Same here too. I don't think we have such things in New Zealand and I only know one other person who raw feeds in my town exclusively. Everyone else seems to be on either dried food or dogroll (cooked meat in a roll with cereals and veges).
And to top it all off my new chest freezer for dog food that arrived yesterday has a big dent in it, so has to go back!


----------



## specsgirl

minnieme said:


> If you find anything, let me know! :biggrin1: I am in Madison so it's not always feasible for me to drive to Chicago or southern WI for meat. UW-Provisions might be something for you to look into though.....depending on where you are


Hmmmm.....maybe we need to find a place, band together and start our own


----------



## Caty M

robert84 said:


> I nominate this for Post of the Month!


What the?...


----------



## Tobi

Caty M said:


> What the?...


judging from the links in his signature... spambot :lol: and maybe 2/9 of his posts make any sense.


----------



## splitnightsky

still looking for a co-op group in Middle Tennessee as my membership hasn't been approved after months...maybe it's inactive?
I mean, I'd think if they didn't want me they'd reject my app...

anyone know of a close one to that? =/


----------



## Charged77

Does anyone know of any in Atlanta, ga? The link on the post was not working, and Google didn't bring anything up....


----------



## DaneMama

Ask Bill (RawFedDogs) where he gets meat from....he's in Georgia.


----------



## Sprocket

Just a question, Why does it require $ to buy from a co-op?


----------



## RawFedDogs

Sprocket, I don't understand your question. What do you usually buy stuff with?


----------



## Sprocket

RawFedDogs said:


> Sprocket, I don't understand your question. What do you usually buy stuff with?

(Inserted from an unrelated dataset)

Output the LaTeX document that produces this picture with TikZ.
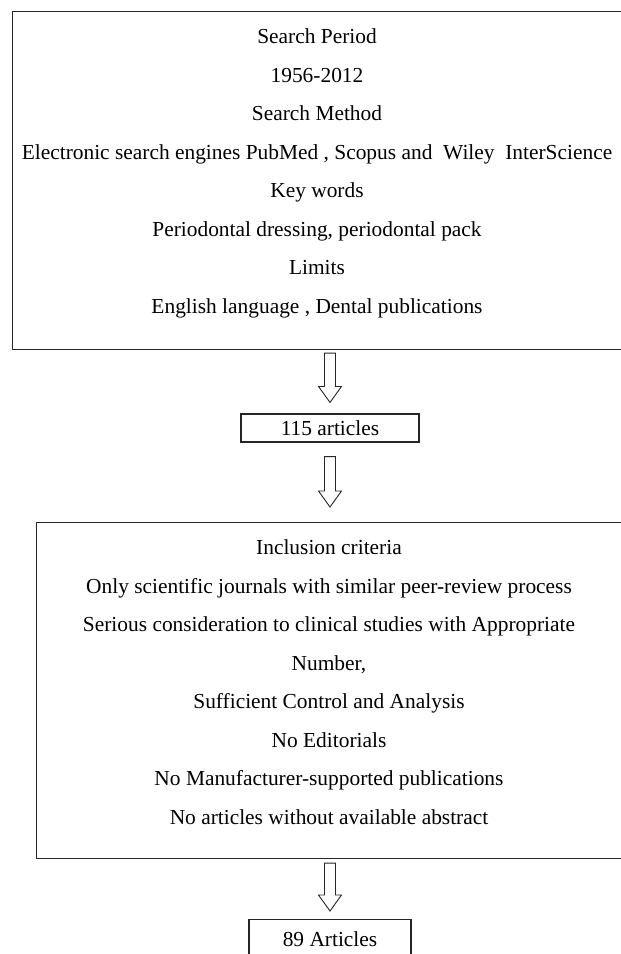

Haha yeah you are right! LMAO. I meant why does it require a membership fee! I'd love the join the SF co-op but it's an 80$ membership, plus volunteering plus I'd have to drive to SF which is 90 minutes away.


----------



## DaneMama

Sprocket said:


> Just a question, Why does it require $ to buy from a co-op?


Usually you have to just join the group on yahoo since most are yahoo groups based, membership is free. The meat you buy costs money but since co ops have a higher buying power, they get better prices on meat since they buy in super huge bulk. So its all about discounted meat prices...not free meat.


----------



## Sprocket

Sprocket said:


> Haha yeah you are right! LMAO. I meant why does it require a membership fee! I'd love the join the SF co-op but it's an 80$ membership, plus volunteering plus I'd have to drive to SF which is 90 minutes away.





DaneMama said:


> Usually you have to just join the group on yahoo since most are yahoo groups based, membership is free. The meat you buy costs money but since co ops have a higher buying power, they get better prices on meat since they buy in super huge bulk. So its all about discounted meat prices...not free meat.



See above


----------



## DaneMama

Haha, you posted right before I did :thumb: 



Sprocket said:


> See above


Well boo. All the co ops I've been a member of haven't had membership fees :frown:


----------



## Liz

That co=op is different than most. They have a freezer storage facility and purchase and store meat all month long. Members come to that location to purchase what they like at certain times by area, name, etc. My mom is in the area and it is just to much work for her for one small dog. We use Creston Valley Meats for things she can't pick up from the grocery. Creston has some good variety although probably half or more is ground it is at least stuff that is difficult to buy and he does sell whole parts also. You might want to check him out.


----------



## Sprocket

Liz said:


> That co=op is different than most. They have a freezer storage facility and purchase and store meat all month long. Members come to that location to purchase what they like at certain times by area, name, etc. My mom is in the area and it is just to much work for her for one small dog. We use Creston Valley Meats for things she can't pick up from the grocery. Creston has some good variety although probably half or more is ground it is at least stuff that is difficult to buy and he does sell whole parts also. You might want to check him out.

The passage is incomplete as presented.